Gains elsewhere in the world - which oustripped even many of the most bullish City forecasts - have been generated in much more buoyant market conditions. In Singapore, where the government is allowing more people to buy cars, Inchcape enjoyed a 22 per cent increase in operating profits, and there was a 13 per cent rise in profits in Australia, too, where car sales are still at record levels. Only Greece showed a decline, perhaps because last year was boosted by pre-Olympics optimism.
Inchcape operates at the middle-to-top end of the car market, a distributor and retailer for Mercedes-Benz, BMW, Toyota/Lexus, Ferrari and Subaru. It is an efficiently-run company with more cash than it knows what to do with. In the first half of the year it gave back £58.2m to shareholders, £31m in share buy-backs, the rest in dividends.

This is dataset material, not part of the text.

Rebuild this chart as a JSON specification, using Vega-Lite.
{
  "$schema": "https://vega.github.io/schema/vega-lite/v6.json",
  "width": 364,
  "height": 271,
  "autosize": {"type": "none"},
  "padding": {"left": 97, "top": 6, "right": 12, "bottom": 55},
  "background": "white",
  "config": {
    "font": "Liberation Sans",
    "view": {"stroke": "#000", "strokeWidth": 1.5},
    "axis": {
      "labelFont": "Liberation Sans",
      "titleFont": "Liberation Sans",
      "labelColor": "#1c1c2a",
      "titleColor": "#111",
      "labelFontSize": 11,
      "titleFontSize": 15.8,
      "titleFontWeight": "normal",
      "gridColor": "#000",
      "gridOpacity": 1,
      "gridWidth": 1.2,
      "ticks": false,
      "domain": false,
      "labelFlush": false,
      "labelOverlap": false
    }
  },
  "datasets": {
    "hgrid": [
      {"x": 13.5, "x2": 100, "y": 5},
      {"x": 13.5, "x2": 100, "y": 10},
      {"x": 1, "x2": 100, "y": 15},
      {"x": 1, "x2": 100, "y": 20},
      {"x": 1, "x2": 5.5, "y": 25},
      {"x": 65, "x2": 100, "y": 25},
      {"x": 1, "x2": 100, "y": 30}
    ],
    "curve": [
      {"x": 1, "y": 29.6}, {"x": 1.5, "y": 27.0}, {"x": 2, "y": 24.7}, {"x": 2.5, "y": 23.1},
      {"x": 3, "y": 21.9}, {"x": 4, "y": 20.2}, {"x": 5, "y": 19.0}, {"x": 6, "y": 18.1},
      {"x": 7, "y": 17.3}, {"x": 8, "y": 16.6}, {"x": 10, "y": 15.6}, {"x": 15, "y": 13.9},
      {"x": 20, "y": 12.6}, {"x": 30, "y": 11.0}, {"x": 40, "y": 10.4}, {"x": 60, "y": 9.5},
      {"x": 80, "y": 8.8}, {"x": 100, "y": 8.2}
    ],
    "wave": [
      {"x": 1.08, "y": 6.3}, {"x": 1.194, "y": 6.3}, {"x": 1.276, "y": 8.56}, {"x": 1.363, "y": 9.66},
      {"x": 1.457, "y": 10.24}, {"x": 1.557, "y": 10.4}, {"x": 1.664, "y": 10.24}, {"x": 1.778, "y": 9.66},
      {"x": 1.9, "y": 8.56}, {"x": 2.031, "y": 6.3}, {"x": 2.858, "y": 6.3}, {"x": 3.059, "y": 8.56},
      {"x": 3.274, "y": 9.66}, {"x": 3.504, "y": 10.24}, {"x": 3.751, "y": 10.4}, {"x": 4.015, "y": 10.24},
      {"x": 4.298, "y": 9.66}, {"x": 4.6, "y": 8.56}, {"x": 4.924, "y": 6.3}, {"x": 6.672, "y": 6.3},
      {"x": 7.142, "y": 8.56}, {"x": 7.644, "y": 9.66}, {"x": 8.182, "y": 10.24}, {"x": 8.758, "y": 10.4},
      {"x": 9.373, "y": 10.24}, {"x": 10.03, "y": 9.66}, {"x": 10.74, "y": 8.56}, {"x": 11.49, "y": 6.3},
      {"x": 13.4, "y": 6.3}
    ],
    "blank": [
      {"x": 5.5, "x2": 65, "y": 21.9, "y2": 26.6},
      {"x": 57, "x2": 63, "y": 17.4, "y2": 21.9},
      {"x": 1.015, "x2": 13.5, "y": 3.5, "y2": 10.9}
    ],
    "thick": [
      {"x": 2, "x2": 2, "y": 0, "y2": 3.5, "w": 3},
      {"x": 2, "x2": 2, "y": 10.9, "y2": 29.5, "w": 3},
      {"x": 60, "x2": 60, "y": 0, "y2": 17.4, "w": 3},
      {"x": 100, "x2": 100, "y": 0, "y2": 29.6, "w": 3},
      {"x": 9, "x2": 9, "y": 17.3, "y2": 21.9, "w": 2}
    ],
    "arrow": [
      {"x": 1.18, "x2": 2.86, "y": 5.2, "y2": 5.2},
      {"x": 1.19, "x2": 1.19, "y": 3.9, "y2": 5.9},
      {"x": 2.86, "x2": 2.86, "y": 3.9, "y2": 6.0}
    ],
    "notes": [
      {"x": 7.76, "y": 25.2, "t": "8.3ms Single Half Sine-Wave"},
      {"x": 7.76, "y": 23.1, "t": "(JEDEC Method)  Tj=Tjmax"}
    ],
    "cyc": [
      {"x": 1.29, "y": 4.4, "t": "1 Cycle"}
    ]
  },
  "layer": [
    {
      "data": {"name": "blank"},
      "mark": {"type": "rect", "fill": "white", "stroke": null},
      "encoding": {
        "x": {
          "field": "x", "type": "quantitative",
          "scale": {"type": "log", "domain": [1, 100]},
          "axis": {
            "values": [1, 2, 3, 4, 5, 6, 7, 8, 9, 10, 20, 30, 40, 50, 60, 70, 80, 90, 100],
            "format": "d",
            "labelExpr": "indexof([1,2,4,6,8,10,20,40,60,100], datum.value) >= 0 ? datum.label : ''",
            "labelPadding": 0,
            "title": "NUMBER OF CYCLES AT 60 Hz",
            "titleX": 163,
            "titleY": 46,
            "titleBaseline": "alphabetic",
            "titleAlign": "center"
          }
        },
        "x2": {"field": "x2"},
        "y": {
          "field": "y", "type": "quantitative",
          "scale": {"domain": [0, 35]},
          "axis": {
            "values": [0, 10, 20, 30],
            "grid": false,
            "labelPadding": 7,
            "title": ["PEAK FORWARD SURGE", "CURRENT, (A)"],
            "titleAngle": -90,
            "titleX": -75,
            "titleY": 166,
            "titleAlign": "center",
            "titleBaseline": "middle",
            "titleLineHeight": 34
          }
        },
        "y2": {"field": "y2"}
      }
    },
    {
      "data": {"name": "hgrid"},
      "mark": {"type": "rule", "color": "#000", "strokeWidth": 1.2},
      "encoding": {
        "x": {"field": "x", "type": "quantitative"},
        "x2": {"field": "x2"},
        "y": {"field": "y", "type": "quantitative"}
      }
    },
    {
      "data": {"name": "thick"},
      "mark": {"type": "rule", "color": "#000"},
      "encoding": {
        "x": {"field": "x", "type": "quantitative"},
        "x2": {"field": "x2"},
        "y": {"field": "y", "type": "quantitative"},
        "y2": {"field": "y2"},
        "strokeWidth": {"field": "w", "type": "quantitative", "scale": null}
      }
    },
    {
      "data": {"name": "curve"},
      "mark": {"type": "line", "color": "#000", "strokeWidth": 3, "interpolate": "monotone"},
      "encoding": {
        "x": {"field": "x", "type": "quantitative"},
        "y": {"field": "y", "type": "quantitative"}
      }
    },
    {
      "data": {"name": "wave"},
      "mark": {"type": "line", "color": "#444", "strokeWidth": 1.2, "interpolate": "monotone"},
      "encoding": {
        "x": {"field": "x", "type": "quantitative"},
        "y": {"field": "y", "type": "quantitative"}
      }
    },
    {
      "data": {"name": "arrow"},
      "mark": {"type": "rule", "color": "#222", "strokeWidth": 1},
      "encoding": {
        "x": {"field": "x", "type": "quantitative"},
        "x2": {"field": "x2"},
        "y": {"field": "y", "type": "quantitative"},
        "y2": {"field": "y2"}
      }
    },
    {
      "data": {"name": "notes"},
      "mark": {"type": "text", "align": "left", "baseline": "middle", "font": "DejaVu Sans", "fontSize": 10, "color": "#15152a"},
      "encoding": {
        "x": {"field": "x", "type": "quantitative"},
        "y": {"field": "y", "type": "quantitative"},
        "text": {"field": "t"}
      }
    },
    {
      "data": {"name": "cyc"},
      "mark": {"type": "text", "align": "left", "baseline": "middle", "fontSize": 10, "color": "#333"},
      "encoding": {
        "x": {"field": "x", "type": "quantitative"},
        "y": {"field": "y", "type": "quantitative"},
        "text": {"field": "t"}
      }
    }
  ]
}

And yet it still has plenty of money to invest in new territories. Its immediate growth prospects are concentrated in Eastern Europe, where car ownership is expanding at sometimes more than 40 per cent per year. Further out, it is eyeing Russia and, through an under-wraps joint venture partnership, China.
We tipped Inchcape shares at 1,672p a year back, and, at 2.051p yesterday, the are still valued at little more than 12 times this year's likely earnings. That means they are still a good little runner for the long-term.